I was surprised at first to learn that the vast majority of groups are 2-groups: for example, there are 49,910,529,484 group of order up to 2000, and of those, 49,487,365,422, or more than 99%, have order $1024=2^{10}$. And the proportion of groups with 2-power order will only increase to 1 as we go further.

I don’t really understand why this is true (I have only barely skimmed the relevant papers, such as Eick and O’Brien’s “Enumerating $p$-groups” and Besche, Eick, and O’Brien’s “The groups of order at most 2000″), but here is my vague intuition. The Jordan-Hölder theorem tells us that we can assemble groups out of simple groups. Now, it is likely possible to glue two large simple groups together in quite a few ways, whereas there are fewer ways of assembling two small simple groups together. However, more relevant than the size of the pieces is the number of pieces: a Jordan-Hölder series for a group of order 1024 will contain ten factors, each isomorphic to $\mathbb{Z}/2\mathbb{Z}$. As we all learned when we were very young and trying to assemble jigsaw puzzles, there are lots of ways of putting together many small pieces, but there are not so many ways of putting together a few large pieces. And this is just as true of groups as it is of jigsaw puzzles.

But there’s a problem with this analysis: there are way more groups with order 1024 than there are with $1536 = 2^9\times 3$, even though they contain the same number of factors in their composition series. In fact, there are 408,641,062 of order 1536, which is only roughly 40 times as many as there are groups of order $512=2^9$ (as opposed to nearly 5000 times for 1024). I would like to understand this discrepancy, but I’m not there yet.

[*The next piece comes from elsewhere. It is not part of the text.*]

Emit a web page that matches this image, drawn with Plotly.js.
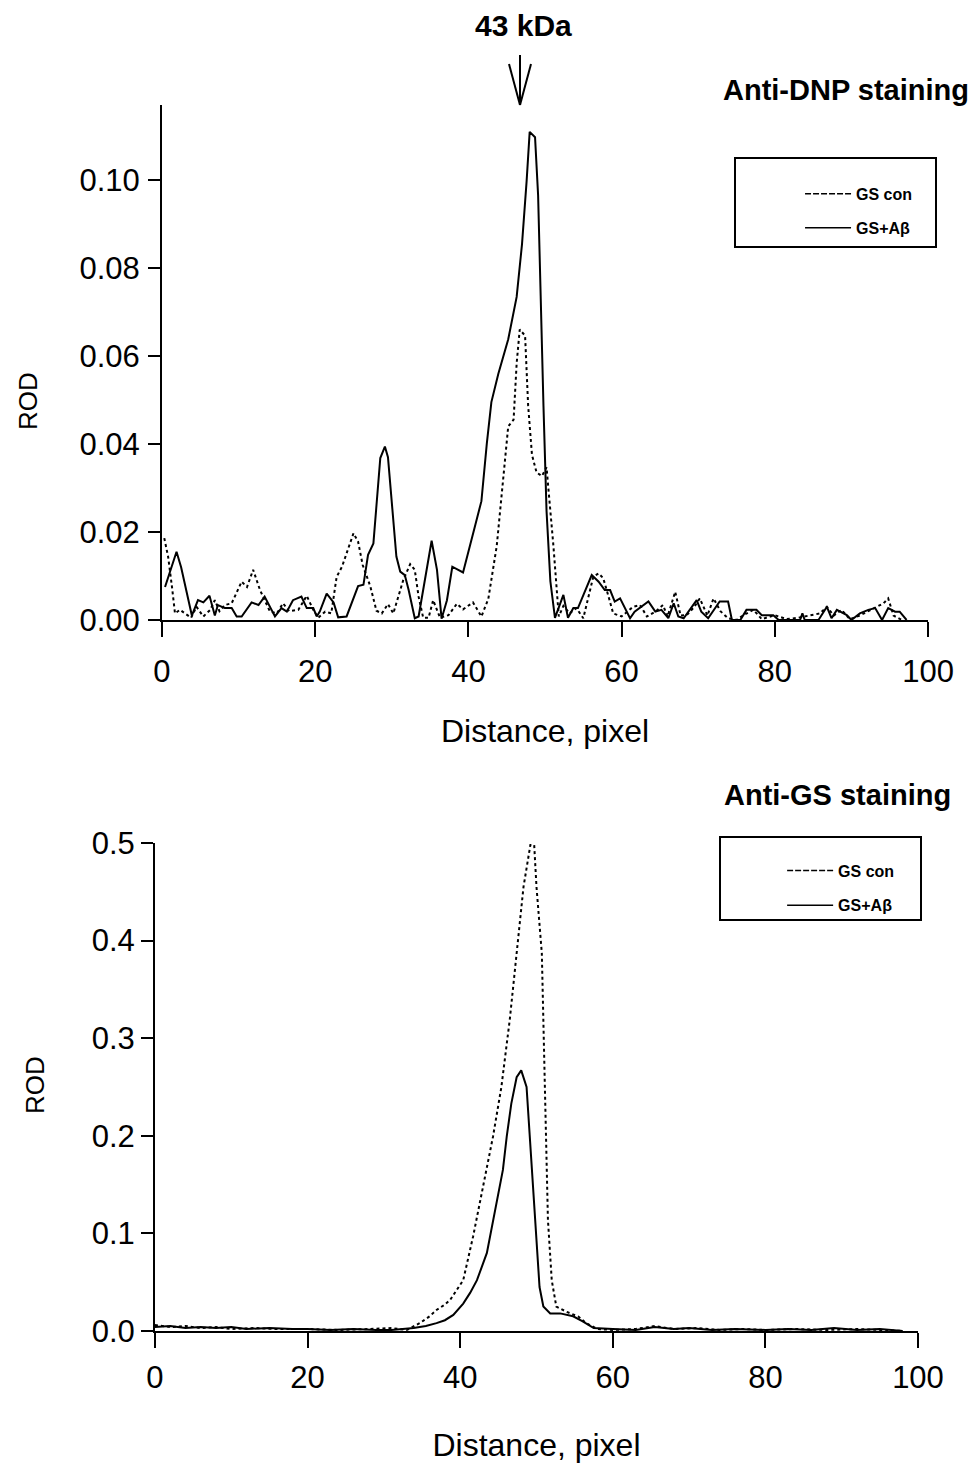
<!DOCTYPE html>
<html>
<head>
<meta charset="utf-8">
<script src="https://cdn.plot.ly/plotly-3.0.1.min.js"></script>
<style>html,body{margin:0;padding:0;background:#fff;}#chart{width:974px;height:1465px;}</style>
</head>
<body>
<div id="chart"></div>
<script>
// ---- Top panel: Anti-DNP staining ----
const dnpAbX = [0.4,1.9,2.5,3.9,4.7,5.4,6.2,6.9,7.3,8.2,9.1,9.75,10.4,11.7,12.6,13.4,14.75,15.6,16.3,17.1,18.2,18.9,19.75,20.2,20.6,21.5,22.4,23.0,24.1,25.6,26.3,26.9,27.6,28.5,29.1,29.5,30.6,31.1,31.7,32.2,33.0,33.5,35.2,35.9,36.5,37.2,37.9,38.7,39.3,40.9,41.7,42.4,43.0,43.9,45.2,46.3,47.0,47.6,48.0,48.7,49.1,49.8,50.2,50.7,51.3,52.4,53.0,53.7,54.3,56.1,57.0,57.8,58.5,59.1,59.8,61.1,61.7,63.5,64.4,65.2,66.1,66.8,67.4,68.1,69.8,70.4,71.3,72.8,73.9,74.4,75.5,76.3,77.6,78.3,79.8,80.5,83.3,83.6,83.9,85.7,86.8,87.4,88.1,89.4,90.0,91.1,92.2,93.1,94.0,94.8,95.7,96.3,97.2];
const dnpAbY = [0.0075,0.0155,0.012,0.001,0.0045,0.004,0.0055,0.001,0.0034,0.0027,0.0027,0.0008,0.0008,0.004,0.0034,0.0053,0.0008,0.0027,0.0019,0.0045,0.0053,0.0027,0.0027,0.0008,0.0019,0.006,0.004,0.0006,0.0008,0.0077,0.008,0.0148,0.0174,0.0368,0.0394,0.037,0.0144,0.011,0.0102,0.0068,0.0004,0.0008,0.018,0.0114,0.0003,0.0045,0.0121,0.0114,0.0108,0.0216,0.027,0.040,0.0495,0.0559,0.0638,0.0734,0.0854,0.0997,0.1109,0.1097,0.0965,0.0487,0.0248,0.0088,0.0005,0.0057,0.0005,0.0027,0.0027,0.0102,0.0087,0.0068,0.0068,0.0042,0.0049,0.0004,0.0019,0.0042,0.0019,0.0023,0.0004,0.0038,0.0008,0.0004,0.0045,0.0019,0.0004,0.0042,0.0042,0.0,0.0,0.0023,0.0023,0.0011,0.0011,0.0,0.0,0.0015,0.0,0.0,0.003,0.0004,0.0023,0.0011,0.0,0.0015,0.0023,0.0027,0.0,0.0027,0.0019,0.0019,0.0];

const dnpConX = [0.3,0.8,1.3,1.7,2.35,3.0,3.8,4.5,5.4,6.3,6.9,7.5,8.2,9.1,10.4,11.1,11.9,12.8,13.4,14.1,15.0,15.8,16.6,17.8,18.9,19.75,20.4,21.3,22.1,22.8,23.5,25.0,25.6,26.2,26.9,27.2,28.0,28.7,29.5,30.2,31.5,32.4,33.0,33.5,34.1,34.8,35.4,36.3,37.4,38.5,39.3,40.6,41.7,42.6,43.7,44.6,45.2,45.9,46.3,46.7,47.4,47.8,48.3,48.9,49.6,50.2,51.1,51.8,52.4,53.2,54.1,55.0,56.3,57.0,57.6,58.3,58.9,60.0,61.5,62.4,63.3,64.5,65.4,66.0,67.0,67.7,68.5,69.5,70.2,71.2,72.0,72.9,73.9,75.0,75.9,77.2,78.3,80.0,81.5,83.0,85.9,86.8,87.7,88.7,89.8,91.2,92.9,94.2,94.8,95.5,96.6];
const dnpConY = [0.0186,0.0144,0.0076,0.0015,0.0023,0.0015,0.0005,0.003,0.0008,0.0023,0.0045,0.002,0.0034,0.0038,0.0087,0.0075,0.0114,0.0068,0.0045,0.0019,0.0015,0.0038,0.002,0.0023,0.0055,0.0023,0.0005,0.0019,0.0015,0.0098,0.0121,0.0197,0.0178,0.0125,0.0091,0.0076,0.0021,0.0015,0.0036,0.0015,0.0091,0.0127,0.0114,0.0053,0.0005,0.0005,0.0045,0.0005,0.0011,0.0037,0.0024,0.004,0.0008,0.0048,0.0168,0.0327,0.044,0.0455,0.0583,0.066,0.0646,0.0487,0.0375,0.0335,0.0327,0.0347,0.0168,0.0008,0.0032,0.0015,0.0027,0.0004,0.0098,0.0106,0.0095,0.0053,0.0015,0.0008,0.003,0.0034,0.0008,0.002,0.0034,0.0008,0.0064,0.001,0.0011,0.003,0.0049,0.001,0.0049,0.002,0.0004,0.0,0.0011,0.0023,0.0002,0.0011,0.0002,0.0005,0.0015,0.003,0.001,0.0023,0.0002,0.0011,0.0027,0.0038,0.0049,0.001,0.0];

// ---- Bottom panel: Anti-GS staining ----
const gsAbX = [0,2,4,6,8,10,12,15,18,20,23,26,29,31,33.9,35.5,36.9,38,39.1,40.4,41.3,42.2,43.5,44.8,45.6,46.1,46.7,47.4,48.0,48.7,49.1,49.8,50.4,50.9,51.8,53.1,54.8,56,57.5,60,63,65.5,68,70,73,76,80,83,86,89,92,95,98];
const gsAbY = [0.004,0.005,0.003,0.004,0.003,0.004,0.002,0.003,0.002,0.002,0.001,0.002,0.001,0.001,0.003,0.005,0.008,0.011,0.0164,0.028,0.039,0.052,0.080,0.131,0.165,0.199,0.233,0.26,0.267,0.25,0.199,0.114,0.045,0.025,0.018,0.018,0.015,0.01,0.003,0.002,0.001,0.004,0.002,0.003,0.001,0.002,0.001,0.002,0.001,0.003,0.001,0.002,0.0];

const gsConX = [0,2,4,6,8,10,13,16,20,24,28,31,33,34.7,36,36.9,38,38.7,40.4,41.7,43.0,44.3,45.4,46.5,47.4,48.3,49.2,49.7,50.0,50.7,51.1,51.5,52.0,52.6,53.9,55.5,56.5,58,60,63,65.5,68,71,74,77,80,84,88,92,95,98];
const gsConY = [0.006,0.004,0.005,0.003,0.004,0.002,0.003,0.002,0.002,0.001,0.002,0.003,0.001,0.008,0.015,0.0215,0.027,0.032,0.052,0.097,0.148,0.199,0.25,0.319,0.387,0.455,0.498,0.498,0.455,0.387,0.25,0.114,0.052,0.025,0.0198,0.0147,0.008,0.002,0.001,0.002,0.005,0.002,0.003,0.001,0.002,0.001,0.002,0.001,0.002,0.001,0.0];

const seriesNames = ['GS con', 'GS+A\u03b2'];
const xTicks = [0, 20, 40, 60, 80, 100];
const yTicksTop = [0, 0.02, 0.04, 0.06, 0.08, 0.10];
const yTicksBottom = [0, 0.1, 0.2, 0.3, 0.4, 0.5];

const FONT = 'Liberation Sans, Arial, sans-serif';
const BLACK = '#000000';
const TICK = 31;

const traces = [
  {x: dnpConX, y: dnpConY, xaxis: 'x', yaxis: 'y', mode: 'lines', line: {color: BLACK, width: 2, dash: 'dot'}, showlegend: false},
  {x: dnpAbX, y: dnpAbY, xaxis: 'x', yaxis: 'y', mode: 'lines', line: {color: BLACK, width: 2}, showlegend: false},
  {x: gsConX, y: gsConY, xaxis: 'x2', yaxis: 'y2', mode: 'lines', line: {color: BLACK, width: 2, dash: 'dot'}, showlegend: false},
  {x: gsAbX, y: gsAbY, xaxis: 'x2', yaxis: 'y2', mode: 'lines', line: {color: BLACK, width: 2}, showlegend: false},
  // legend entries
  {x: [null], y: [null], xaxis: 'x', yaxis: 'y', mode: 'lines', name: seriesNames[0], legend: 'legend', legendgroup: 'a', line: {color: BLACK, width: 1.5, dash: '6px,2px'}},
  {x: [null], y: [null], xaxis: 'x', yaxis: 'y', mode: 'lines', name: seriesNames[1], legend: 'legend', legendgroup: 'b', line: {color: BLACK, width: 1.5}},
  {x: [null], y: [null], xaxis: 'x2', yaxis: 'y2', mode: 'lines', name: seriesNames[0], legend: 'legend2', legendgroup: 'c', line: {color: BLACK, width: 1.5, dash: '6px,2px'}},
  {x: [null], y: [null], xaxis: 'x2', yaxis: 'y2', mode: 'lines', name: seriesNames[1], legend: 'legend2', legendgroup: 'd', line: {color: BLACK, width: 1.5}}
];

function xAxis(domain, anchor, standoff, titleStandoff) {
  return {
    domain: domain, anchor: anchor, range: [0, 100], tickvals: xTicks, ticktext: xTicks.map(String),
    ticks: 'outside', ticklen: 15, tickwidth: 2, tickcolor: BLACK,
    showline: true, linewidth: 2, linecolor: BLACK, showgrid: false, zeroline: false,
    tickfont: {family: FONT, size: TICK, color: BLACK}, ticklabelstandoff: standoff,
    title: {text: 'Distance, pixel', font: {family: FONT, size: 32, color: BLACK}, standoff: titleStandoff}
  };
}
function yAxis(domain, anchor, range, ticks, fmt, standoff) {
  return {
    domain: domain, anchor: anchor, range: range, tickvals: ticks, tickformat: fmt,
    ticks: 'outside', ticklen: 12, tickwidth: 2, tickcolor: BLACK,
    showline: true, linewidth: 2, linecolor: BLACK, showgrid: false, zeroline: false,
    tickfont: {family: FONT, size: TICK, color: BLACK}, ticklabelstandoff: standoff,
    title: {text: ''}
  };
}

const legendFont = {family: FONT, size: 16, color: BLACK, weight: 700};
const yTitleFont = {family: FONT, size: 26, color: BLACK};

const layout = {
  width: 974, height: 1465,
  margin: {l: 0, r: 0, t: 0, b: 0},
  paper_bgcolor: '#ffffff', plot_bgcolor: '#ffffff',
  showlegend: true,
  xaxis: xAxis([0.1663, 0.9528], 'y', 8, 31),
  yaxis: yAxis([0.5768, 0.9283], 'x', [0, 0.117], yTicksTop, '.2f', 2),
  xaxis2: xAxis([0.1591, 0.9425], 'y2', 3, 39),
  yaxis2: yAxis([0.0915, 0.4246], 'x2', [0, 0.5], yTicksBottom, '.1f', 0),
  legend: {x: 0.8214, y: 0.8792, xref: 'paper', yref: 'paper', xanchor: 'left', yanchor: 'top',
    bgcolor: 'rgba(0,0,0,0)', borderwidth: 0, font: legendFont, tracegroupgap: 10, itemwidth: 46},
  legend2: {x: 0.803, y: 0.4174, xref: 'paper', yref: 'paper', xanchor: 'left', yanchor: 'top',
    bgcolor: 'rgba(0,0,0,0)', borderwidth: 0, font: legendFont, tracegroupgap: 11, itemwidth: 46},
  shapes: [
    // legend boxes
    {type: 'rect', xref: 'paper', yref: 'paper', x0: 735/974, x1: 936/974, y0: 1 - 247/1465, y1: 1 - 158/1465, line: {color: BLACK, width: 2}},
    {type: 'rect', xref: 'paper', yref: 'paper', x0: 720/974, x1: 921/974, y0: 1 - 920/1465, y1: 1 - 837/1465, line: {color: BLACK, width: 2}},
    // 43 kDa arrow
    {type: 'line', xref: 'paper', yref: 'paper', x0: 520/974, x1: 520/974, y0: 1 - 55/1465, y1: 1 - 105/1465, line: {color: BLACK, width: 2}},
    {type: 'line', xref: 'paper', yref: 'paper', x0: 509/974, x1: 520/974, y0: 1 - 64/1465, y1: 1 - 105/1465, line: {color: BLACK, width: 2}},
    {type: 'line', xref: 'paper', yref: 'paper', x0: 531/974, x1: 520/974, y0: 1 - 64/1465, y1: 1 - 105/1465, line: {color: BLACK, width: 2}}
  ],
  annotations: [
    {text: 'ROD', xref: 'paper', yref: 'paper', x: 28/974, y: 1 - 401/1465, xanchor: 'center', yanchor: 'middle', textangle: -90, showarrow: false, font: yTitleFont},
    {text: 'ROD', xref: 'paper', yref: 'paper', x: 35/974, y: 1 - 1085/1465, xanchor: 'center', yanchor: 'middle', textangle: -90, showarrow: false, font: yTitleFont},
    {text: '43 kDa', xref: 'paper', yref: 'paper', x: 523/974, y: 1 - 26/1465, xanchor: 'center', yanchor: 'middle', showarrow: false,
      font: {family: FONT, size: 30, color: BLACK, weight: 700}},
    {text: 'Anti-DNP staining', xref: 'paper', yref: 'paper', x: 971/974, y: 1 - 90/1465, xanchor: 'right', yanchor: 'middle', showarrow: false,
      font: {family: FONT, size: 29, color: BLACK, weight: 700}},
    {text: 'Anti-GS staining', xref: 'paper', yref: 'paper', x: 953/974, y: 1 - 795/1465, xanchor: 'right', yanchor: 'middle', showarrow: false,
      font: {family: FONT, size: 29, color: BLACK, weight: 700}}
  ]
};

Plotly.newPlot('chart', traces, layout, {staticPlot: true, displayModeBar: false});
</script>
</body>
</html>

One obstacle to understanding this point for me is that there isn’t such a discrepancy for groups of order $p^nq$ versus $p^{n+1}$ when $n$ is small: for example, when $p=2$ and $n=3$, there are 14 groups of order 16, 15 of order 24, 14 of order 40, 13 of order 56, and so forth. Similarly, when $n=4$, there are 51 groups of order 32, 52 of order 48, 52 of order 80, and 43 of order 112. Since I don’t know any exciting examples of groups of order $2^n$ for $n$ large, it’s hard for me to gain intuition about what’s going on here.

There are lots of things to look into in the future, such as reading the papers by Besche and Eick. Perhaps I’ll report on them in the future.